**Goal**
Skipping all pictures, set down the lines of the listing from the first through the one with "const anyOutliers = [3.93, 4.22, 4.69, 4.83, 5.05, 5.91, 6.24]".

===== Material

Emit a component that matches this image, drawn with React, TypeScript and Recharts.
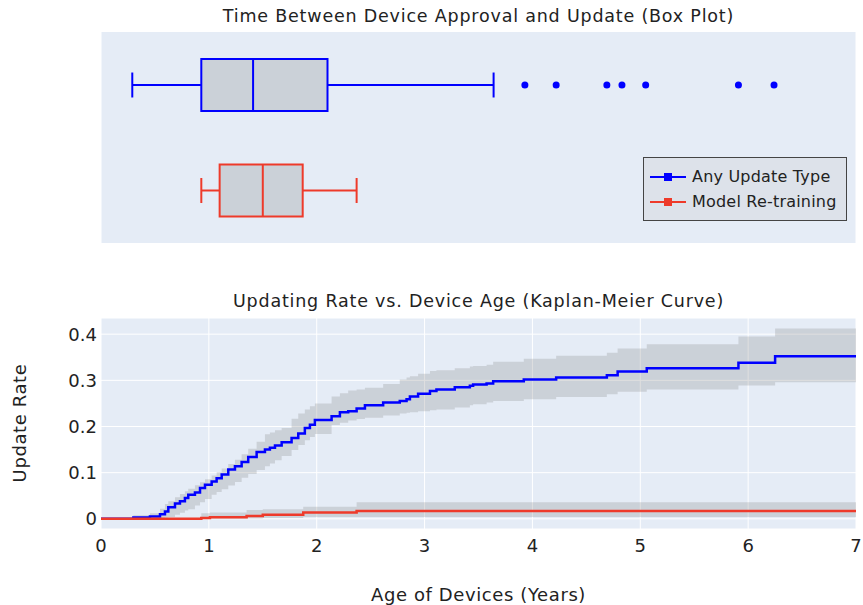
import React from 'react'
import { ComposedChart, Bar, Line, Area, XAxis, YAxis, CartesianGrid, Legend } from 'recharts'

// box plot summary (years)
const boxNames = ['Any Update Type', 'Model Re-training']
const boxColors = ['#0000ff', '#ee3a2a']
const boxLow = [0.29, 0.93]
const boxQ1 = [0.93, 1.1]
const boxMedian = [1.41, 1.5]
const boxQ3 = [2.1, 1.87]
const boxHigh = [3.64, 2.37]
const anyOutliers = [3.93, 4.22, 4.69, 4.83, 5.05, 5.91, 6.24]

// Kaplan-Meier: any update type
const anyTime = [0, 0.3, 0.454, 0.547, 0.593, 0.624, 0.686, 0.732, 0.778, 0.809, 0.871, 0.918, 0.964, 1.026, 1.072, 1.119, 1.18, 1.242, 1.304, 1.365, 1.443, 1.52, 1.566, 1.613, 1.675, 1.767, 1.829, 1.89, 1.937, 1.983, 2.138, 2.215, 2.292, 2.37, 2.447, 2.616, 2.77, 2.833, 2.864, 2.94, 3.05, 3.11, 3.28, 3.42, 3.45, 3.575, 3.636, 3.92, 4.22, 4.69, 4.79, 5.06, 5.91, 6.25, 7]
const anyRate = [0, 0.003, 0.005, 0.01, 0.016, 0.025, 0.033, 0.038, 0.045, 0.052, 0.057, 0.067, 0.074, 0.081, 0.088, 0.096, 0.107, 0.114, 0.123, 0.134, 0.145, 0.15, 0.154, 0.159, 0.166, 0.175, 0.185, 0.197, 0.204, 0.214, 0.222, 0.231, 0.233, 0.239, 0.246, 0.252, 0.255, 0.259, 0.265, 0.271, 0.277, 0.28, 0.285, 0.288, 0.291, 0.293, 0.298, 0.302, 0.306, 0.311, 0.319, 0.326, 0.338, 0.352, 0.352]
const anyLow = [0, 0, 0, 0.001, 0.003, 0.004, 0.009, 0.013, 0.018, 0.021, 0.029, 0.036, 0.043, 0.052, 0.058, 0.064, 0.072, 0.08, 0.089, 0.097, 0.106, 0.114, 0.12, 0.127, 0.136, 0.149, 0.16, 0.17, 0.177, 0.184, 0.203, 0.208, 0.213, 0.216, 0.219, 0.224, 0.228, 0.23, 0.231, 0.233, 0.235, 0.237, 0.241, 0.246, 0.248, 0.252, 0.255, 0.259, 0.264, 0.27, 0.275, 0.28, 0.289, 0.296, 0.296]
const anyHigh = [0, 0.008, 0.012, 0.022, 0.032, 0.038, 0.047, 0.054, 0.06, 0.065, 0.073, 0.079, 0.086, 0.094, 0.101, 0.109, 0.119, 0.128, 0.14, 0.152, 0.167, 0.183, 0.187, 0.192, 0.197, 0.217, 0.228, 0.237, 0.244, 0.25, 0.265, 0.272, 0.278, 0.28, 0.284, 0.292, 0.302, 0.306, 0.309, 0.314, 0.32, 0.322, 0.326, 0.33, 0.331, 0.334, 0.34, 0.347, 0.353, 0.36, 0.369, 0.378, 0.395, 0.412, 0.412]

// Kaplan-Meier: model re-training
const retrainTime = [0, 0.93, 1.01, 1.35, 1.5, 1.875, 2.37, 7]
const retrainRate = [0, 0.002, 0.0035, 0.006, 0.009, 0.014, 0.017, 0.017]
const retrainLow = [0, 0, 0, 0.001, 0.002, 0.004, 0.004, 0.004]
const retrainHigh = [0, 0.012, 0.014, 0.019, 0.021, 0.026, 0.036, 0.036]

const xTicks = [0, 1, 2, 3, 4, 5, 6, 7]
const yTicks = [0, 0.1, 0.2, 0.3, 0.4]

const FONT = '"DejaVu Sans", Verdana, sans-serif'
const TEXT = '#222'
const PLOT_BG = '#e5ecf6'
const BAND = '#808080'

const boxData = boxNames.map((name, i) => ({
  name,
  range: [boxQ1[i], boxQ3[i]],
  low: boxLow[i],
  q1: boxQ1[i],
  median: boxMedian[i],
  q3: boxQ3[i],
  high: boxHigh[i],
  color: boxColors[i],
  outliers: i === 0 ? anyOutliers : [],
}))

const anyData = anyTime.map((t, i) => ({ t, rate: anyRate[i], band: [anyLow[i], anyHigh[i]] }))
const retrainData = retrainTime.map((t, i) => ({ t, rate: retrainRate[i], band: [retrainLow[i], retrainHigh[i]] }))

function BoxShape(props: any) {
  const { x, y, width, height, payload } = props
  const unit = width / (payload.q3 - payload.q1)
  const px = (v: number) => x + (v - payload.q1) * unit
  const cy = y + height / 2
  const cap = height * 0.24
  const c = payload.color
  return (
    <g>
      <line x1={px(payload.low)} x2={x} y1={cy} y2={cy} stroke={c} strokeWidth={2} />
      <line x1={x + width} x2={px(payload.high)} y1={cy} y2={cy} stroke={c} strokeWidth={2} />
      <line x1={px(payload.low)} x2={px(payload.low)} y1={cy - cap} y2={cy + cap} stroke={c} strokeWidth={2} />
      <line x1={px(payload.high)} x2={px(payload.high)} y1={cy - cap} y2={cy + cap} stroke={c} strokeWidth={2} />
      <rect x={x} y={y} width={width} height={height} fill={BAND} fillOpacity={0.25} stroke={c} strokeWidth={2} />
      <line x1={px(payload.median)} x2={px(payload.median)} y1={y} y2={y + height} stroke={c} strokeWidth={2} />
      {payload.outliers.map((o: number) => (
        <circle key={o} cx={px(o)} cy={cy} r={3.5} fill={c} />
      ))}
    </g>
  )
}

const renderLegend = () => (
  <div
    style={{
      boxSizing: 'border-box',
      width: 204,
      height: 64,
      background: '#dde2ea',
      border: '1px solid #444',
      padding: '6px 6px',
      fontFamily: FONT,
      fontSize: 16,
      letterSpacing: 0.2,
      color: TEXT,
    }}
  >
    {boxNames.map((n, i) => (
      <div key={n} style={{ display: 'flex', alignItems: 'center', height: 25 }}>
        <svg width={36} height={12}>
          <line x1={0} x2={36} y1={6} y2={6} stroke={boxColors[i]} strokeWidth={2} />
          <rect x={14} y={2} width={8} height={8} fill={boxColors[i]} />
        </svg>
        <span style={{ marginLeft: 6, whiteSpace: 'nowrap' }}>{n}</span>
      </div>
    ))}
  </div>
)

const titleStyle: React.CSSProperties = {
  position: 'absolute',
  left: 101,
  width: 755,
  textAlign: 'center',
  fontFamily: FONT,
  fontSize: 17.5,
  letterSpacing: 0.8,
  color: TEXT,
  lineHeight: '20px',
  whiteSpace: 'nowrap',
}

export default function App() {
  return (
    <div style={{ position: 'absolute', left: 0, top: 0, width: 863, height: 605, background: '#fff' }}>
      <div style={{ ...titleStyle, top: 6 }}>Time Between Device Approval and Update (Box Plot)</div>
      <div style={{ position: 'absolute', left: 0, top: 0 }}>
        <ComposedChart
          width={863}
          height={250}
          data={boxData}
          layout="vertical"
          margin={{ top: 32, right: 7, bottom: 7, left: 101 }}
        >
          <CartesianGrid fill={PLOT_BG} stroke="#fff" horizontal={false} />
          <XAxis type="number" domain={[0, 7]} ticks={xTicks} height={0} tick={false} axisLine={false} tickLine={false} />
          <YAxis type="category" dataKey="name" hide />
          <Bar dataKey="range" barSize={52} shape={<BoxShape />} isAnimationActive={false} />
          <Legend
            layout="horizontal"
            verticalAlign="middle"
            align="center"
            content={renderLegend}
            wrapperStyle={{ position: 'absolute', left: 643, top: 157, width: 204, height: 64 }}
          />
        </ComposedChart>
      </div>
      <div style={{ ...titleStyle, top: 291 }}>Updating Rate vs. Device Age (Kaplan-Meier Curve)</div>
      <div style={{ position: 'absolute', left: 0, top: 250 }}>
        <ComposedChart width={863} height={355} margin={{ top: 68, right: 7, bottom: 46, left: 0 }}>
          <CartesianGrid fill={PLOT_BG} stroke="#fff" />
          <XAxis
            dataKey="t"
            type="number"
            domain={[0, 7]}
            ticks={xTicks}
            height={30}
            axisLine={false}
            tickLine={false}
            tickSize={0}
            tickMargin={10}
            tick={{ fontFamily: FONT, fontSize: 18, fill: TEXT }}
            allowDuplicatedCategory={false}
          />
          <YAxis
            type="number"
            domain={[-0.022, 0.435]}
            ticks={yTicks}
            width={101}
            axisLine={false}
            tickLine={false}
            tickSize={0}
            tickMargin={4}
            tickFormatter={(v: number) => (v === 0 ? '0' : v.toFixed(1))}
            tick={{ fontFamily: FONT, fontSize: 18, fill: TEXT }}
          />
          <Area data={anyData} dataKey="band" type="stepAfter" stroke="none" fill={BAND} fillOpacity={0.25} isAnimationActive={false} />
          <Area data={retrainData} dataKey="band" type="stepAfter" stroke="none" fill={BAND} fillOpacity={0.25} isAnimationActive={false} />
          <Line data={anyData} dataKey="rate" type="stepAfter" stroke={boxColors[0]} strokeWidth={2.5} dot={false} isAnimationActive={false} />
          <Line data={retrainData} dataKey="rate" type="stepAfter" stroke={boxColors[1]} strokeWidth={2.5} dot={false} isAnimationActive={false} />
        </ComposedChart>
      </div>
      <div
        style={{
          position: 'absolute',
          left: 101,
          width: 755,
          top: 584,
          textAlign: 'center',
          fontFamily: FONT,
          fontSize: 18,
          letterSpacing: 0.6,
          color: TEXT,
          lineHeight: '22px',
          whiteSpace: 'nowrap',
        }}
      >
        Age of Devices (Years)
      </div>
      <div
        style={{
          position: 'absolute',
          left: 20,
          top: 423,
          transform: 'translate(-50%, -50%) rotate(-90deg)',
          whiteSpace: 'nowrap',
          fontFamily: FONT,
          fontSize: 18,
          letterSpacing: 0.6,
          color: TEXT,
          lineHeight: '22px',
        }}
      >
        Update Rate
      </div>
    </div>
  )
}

==========

**Solution to this problem**
Emit a component that matches this image, drawn with React, TypeScript and Recharts.
import React from 'react'
import { ComposedChart, Bar, Line, Area, XAxis, YAxis, CartesianGrid, Legend } from 'recharts'

// box plot summary (years)
const boxNames = ['Any Update Type', 'Model Re-training']
const boxColors = ['#0000ff', '#ee3a2a']
const boxLow = [0.29, 0.93]
const boxQ1 = [0.93, 1.1]
const boxMedian = [1.41, 1.5]
const boxQ3 = [2.1, 1.87]
const boxHigh = [3.64, 2.37]
const anyOutliers = [3.93, 4.22, 4.69, 4.83, 5.05, 5.91, 6.24]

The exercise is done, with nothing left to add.